Raden Wijaya pandai mengambil hati rakyat Majapahit yang baru saja menetap di daerah Tarik, orang orang dari Daha dan Tumapel kemudian banyak yang menetap di daerah Majaphit. Di desa ini Raden Wijaya kemudian memimpin dan menghimpun kekuatan, khususnya rakyat yang loyal terhadap mendiang Prabu Kertanegara yang berasal dari daerah Daha dan Tumapel.

Arya Wiraraja sendiri menyiapkan pasukannya di Madura untuk membantu Raden Wijaya bila saatnya diperlukan. Rupanya ia pun kurang menyukai Raja Jayakatwang. Banyak Kapuk dan Mahisa Pawagal yang diutus oleh Raden Wijaya ke sumenep Madura telah sampai. Semua pesan Raden Wijaya telah disampaikan kepada Arya Wiraraja.

Ketika mereka akan kembali putra Arya Wiraraja yang bertempat di dusun Tanjung di sebelah Barat Madura dikirim ke Majapahit membawa pesan ayahnya bahwa Arya Wiraraja belum bisa datang ke Majapahit dan Arya Wiraraja akan secepatnya mengirim utusan ke Tiongkok untuk minta bantuan tentara Tartar. Banyak Kapuk dan Mahisa Pawagal akhirnya pulang ke majapahit mengiringi Putri Tribhuwaneswari dan Putra Arya Wiraraja yaitu Ranggalawe.

Nama Ranggalawe adalah pemberian Raden Wijaya kepada putra Arya Wiraraja tersebut karena ketegasan tindak tanduknya pada saat pertama kali bertemu Raden Wijaya.

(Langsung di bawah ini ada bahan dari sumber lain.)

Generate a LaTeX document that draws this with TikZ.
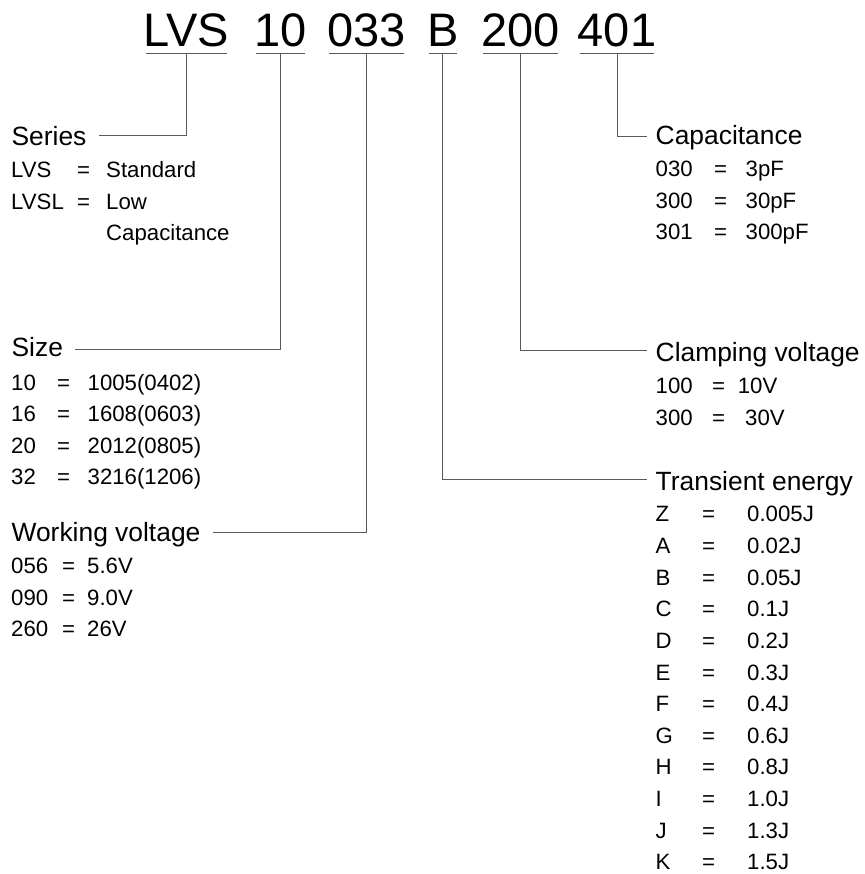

Lawe artinya benang / wenang karena dia diberikan wewenang untuk memerintah seluruh rakyat Madura dan diberi pangkat Rangga.

Keesokan harinya Raden Wijaya bersama Ranggalawe, Ken Sora dan para Wreddha Menteri lainnya menyusun siasat untuk menyerang kerajaan kediri. Namun sebelum penyerangan dilaksanakan Ranggalawe minta ijin pulang ke Madura untuk mengambil kuda ayahnya yang berasal dari daerah Bima dan kuda kuda lainnya untuk tunggangan para panglima pasukan. Usul tersebut disetujui akhirnya Ranggalawe pulang ke Madura.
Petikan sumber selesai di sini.